OUTMemphis condemns in the strongest possible terms the announcement from HUD Wednesday afternoon a proposal to allow federally funded homeless shelters to consider sex and gender identity in accommodating or allowing admission. This rule challenges Obama’s Equal Access Rule. Since 2017, OUTMemphis has worked with the U.S. Department of Housing and Urban Development to provide one year of full rental assistance to qualifying clients (LGBTQ youth between 18-24) in accompaniment with our wrap-around case management, transportation help, workshops, and community. In January 2020, OUTMemphis will open the doors of the Metamorphosis Project Youth Emergency Center, a shelter and drop-in center, for youth under 25.  

Tasha Mack, Transgender Services Specialist at OUTMemphis, says:

“If they gut out the protections for trans people, where are they supposed to go to find shelter? We are already looked at different.

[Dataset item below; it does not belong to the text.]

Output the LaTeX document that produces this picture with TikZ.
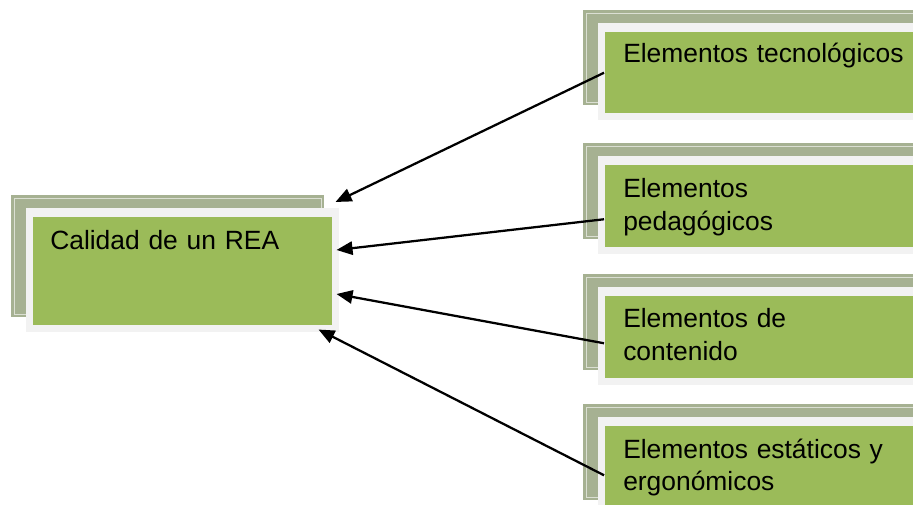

We should be enhancing the protection rule instead of gutting it out.”

 

Molly Quinn, Executive Director at OUTMemphis says:

“We at OUTMemphis know that the “choice” to live openly as a trans person is no choice at all. For our trans family seeking housing assistance – 1 in 5 on the national level – being forced to choose between a safe place to live and a safe place to freely express identity is a violation of basic human rights. Providers of health or housing services who deny trans individuals access will be directly exposing vulnerable Americans to violence, harassment, risk of death or assault, and humiliation. As a HUD funded housing provider, we proudly lead Memphis in delivering housing assistance to trans youth in the region. We also proudly support other housing service organizations across Memphis through training and education so that all those who seek shelter will receive it: affirmed, protected, and celebrated. We also know that transgender individuals experiencing homelessness are at much, much higher risk than their cisgender peers for exposure to violence, substance abuse, HIV risks, unemployment issues, mental health risks, police brutality, and murder. These risks increase even more significantly for transgender people of color living in the South… which means for Memphis, this is personal.”